WC staff. :) Privilege to serve with them.l #bestpeople
I think we have a picture exactly like this for the last 3 years we've served together. Such a precious friend and sister. Thank you for loving me. <3 I love you miyoung! 
Wow. It's been past 20 minutes so I should probably go do something more productive like comb Ollie's hair, eat some carrots, or hang out by myself again. Hehehe. Good night!! <33

Saturday, May 25, 2013

greece please

Interesting fact of the day: The site where the Parthenon (in Greece) was built had to be cleared of hundreds of dinosaur bones before construction could begin. ...
Wow. This means that when I visited the Parthenon this past summer I was walking and breathing the same air dinosaurs once walked and breathed :o Aside from from it being a monument built for the goddess of wisdom Athena and also one of the wonders of the entire world during ancient times... the Parthenon was basically the home of the dinos :') If only I had known this back in August... Hehe. How much I long to be here again. <3
Me and Meg in front of the Parthenon :')
Missu Greece... Can't wait to visit again sooon <3
Week 9 of my last quarter as a junior in college starts tomorrow. 3 more weeks :')

Tuesday, March 12, 2013

El Finito

It's 2:45am and I just finished my stressful paper!!! It's only Monday but it feels like it should be the weekend already. I think it's because I pulled an all nighter at Denny's last night catching up on all the work I couldn't do on the weekend and cramming for a long, super dense paper due Tuesday (today) (that I totally forgot about until my roommate mentioned to it to me less than a day that it was due. Phew.) So thankful I managed to finish. Couldn't have done it without my main sqeeeeze who stayed up with me all night both nights. Thank you =)

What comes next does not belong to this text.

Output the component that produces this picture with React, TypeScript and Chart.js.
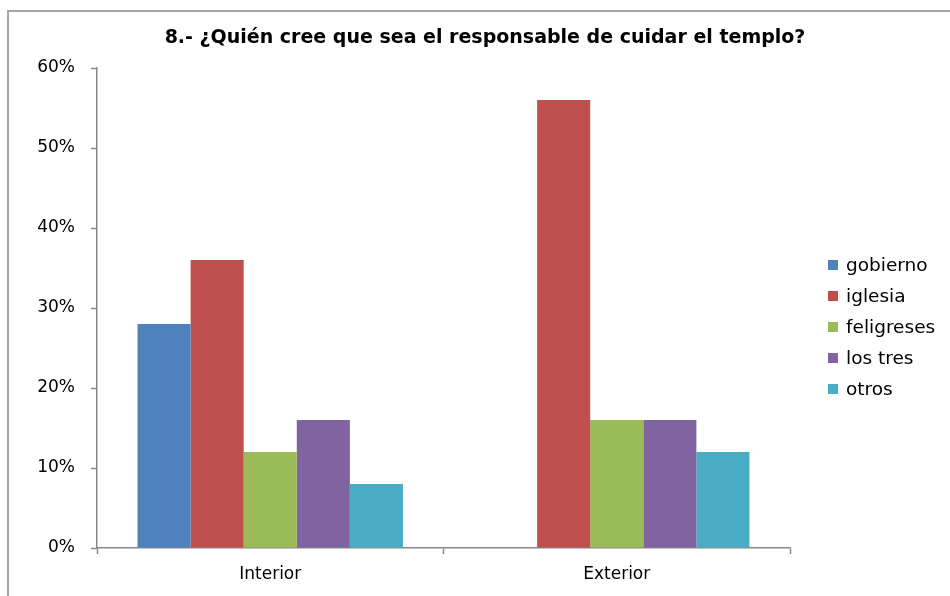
import React, { useEffect, useRef } from "react";
import { Chart, registerables } from "chart.js";

Chart.register(...registerables);

const categories = ["Interior", "Exterior"];
const seriesNames = ["gobierno", "iglesia", "feligreses", "los tres", "otros"];
const gobierno = [28, 0];
const iglesia = [36, 56];
const feligreses = [12, 16];
const losTres = [16, 16];
const otros = [8, 12];
const yTicks = [0, 10, 20, 30, 40, 50, 60];
const titleText = "8.- ¿Quién cree que sea el responsable de cuidar el templo?";

const colors = ["#4F81BD", "#C0504D", "#9BBB59", "#8064A2", "#4BACC6"];
const FONT = "'DejaVu Sans', sans-serif";

export default function App() {
  const ref = useRef<HTMLCanvasElement | null>(null);

  useEffect(() => {
    if (!ref.current) return;
    const values = [gobierno, iglesia, feligreses, losTres, otros];

    const framePlugin = {
      id: "frame",
      beforeDraw(chart: any) {
        const ctx = chart.ctx;
        ctx.save();
        ctx.fillStyle = "#ffffff";
        ctx.fillRect(0, 0, chart.width, chart.height);
        ctx.strokeStyle = "#a6a6a6";
        ctx.lineWidth = 2;
        ctx.beginPath();
        ctx.moveTo(8, chart.height + 2);
        ctx.lineTo(8, 11);
        ctx.lineTo(chart.width + 2, 11);
        ctx.stroke();
        ctx.restore();
      },
      afterDraw(chart: any) {
        const ctx = chart.ctx;
        ctx.save();
        // title
        ctx.font = `bold 19px ${FONT}`;
        ctx.textBaseline = "middle";
        ctx.textAlign = "center";
        ctx.fillStyle = "#000000";
        ctx.fillText(titleText, 485, 38);
        // legend
        ctx.font = `18.5px ${FONT}`;
        ctx.textAlign = "left";
        chart.data.datasets.forEach((ds: any, i: number) => {
          const y = 265 + i * 31;
          ctx.fillStyle = ds.backgroundColor;
          ctx.fillRect(828, y - 5, 10, 10);
          ctx.fillStyle = "#000000";
          ctx.fillText(ds.label, 846, y + 1);
        });
        ctx.restore();
      },
    };

    const chart = new Chart(ref.current, {
      type: "bar",
      data: {
        labels: categories,
        datasets: seriesNames.map((name, i) => ({
          label: name,
          data: values[i],
          backgroundColor: colors[i],
          borderWidth: 0,
          categoryPercentage: 0.766,
          barPercentage: 1,
        })),
      },
      options: {
        responsive: false,
        animation: false,
        layout: { padding: { left: 0, right: 160, top: 68, bottom: 0 } },
        plugins: {
          legend: { display: false },
          tooltip: { enabled: false },
          title: { display: false },
        },
        scales: {
          x: {
            afterFit(scale: any) {
              scale.height = 48;
            },
            grid: {
              offset: true,
              drawOnChartArea: false,
              drawTicks: true,
              tickLength: 6,
              tickColor: "#888888",
              tickWidth: 1.5,
            },
            border: { display: true, color: "#888888", width: 1.5 },
            ticks: {
              color: "#000000",
              font: { family: FONT, size: 17 },
              padding: 10,
            },
          },
          y: {
            min: 0,
            max: 60,
            afterFit(scale: any) {
              scale.width = 97;
            },
            afterBuildTicks(scale: any) {
              scale.ticks = yTicks.map((v) => ({ value: v }));
            },
            grid: {
              drawOnChartArea: false,
              drawTicks: true,
              tickLength: 6,
              tickColor: "#888888",
              tickWidth: 1.5,
            },
            border: { display: true, color: "#888888", width: 1.5 },
            ticks: {
              color: "#000000",
              font: { family: FONT, size: 17 },
              padding: 16,
              callback: (v: any) => `${v}%`,
            },
          },
        },
      },
      plugins: [framePlugin],
    } as any);

    return () => chart.destroy();
  }, []);

  return (
    <div style={{ position: "fixed", left: 0, top: 0, width: 950, height: 596, background: "#fff" }}>
      <canvas ref={ref} width={950} height={596} style={{ display: "block" }} />
    </div>
  );
}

All nighter at Denny's with a not-so-worth it 3 course deal. :P 
2nd night. This is so ugly and it doesn't really look like I'm happy but I'm honestly so happy to be done with this paper!!!!!! =) =) =)
8am tomorrow. Which means 4 hours of sleep. I don't know when that become a lot to me... Wow. Good night shooting stars <3

Monday, March 4, 2013

Sunday Nights

A quick picture post from this past week =) This week was definitely a busy yet eventful week.  Can't believe there's only 2 more weeks until this quarter comes to a close!
Sunday nights always end the same way for me-finishing up my last bits of homework and studying, folding laundry, showering, jotting down all my to-do's on post-its, and checking my email and facebook once more before bed. Sunday nights are less relaxing for me. It's more like figuring out where the time went and what I need to do for the next week- homework and studying I need to catch up on, errands I need to run, friends I need to meet up with, etc. I guess that's expected for most people. We live in a high-demand, high function world where we're expected- or at least I expect myself- to perform at an extremely high level all the time. Even relaxing seems to be an achievement for me sometimes. SO SAD. Hahaha.
Definitely learning to be diligent to enter God's rest. It's so comforting we can find rest and refuge in our faithful Father and almighty King. =)

Face masks con mi hermana <3
Matt always makes me foood :) <3
She bought me dinner <3 Love her so much!
psych of influence video project! 
dinner in balboa :) oc restaurant week
krusty :)
spontaneous roommate date in our very own backyard!
definitely spending time here more often :) 
Hahaha I had to take a picture. He looks like a Mormon except without the bike. 
Guess who... 
Her feet were STANKKY
Spontaneous boba run :) And then she wanted dimsum. Always so great talking to this girl hahaha =)
Johnny: "I always wanted to do this to you!" -_-"

Here's to a new week! =) 
Reminder verse this week:
"Come to Me, all who are weary and heavy-laden, and I will give you rest. "Take My yoke upon you, and learn from Me, for I am gentle and humble in heart; and you shall find rest for your souls. "For My yoke is easy, and My load is light."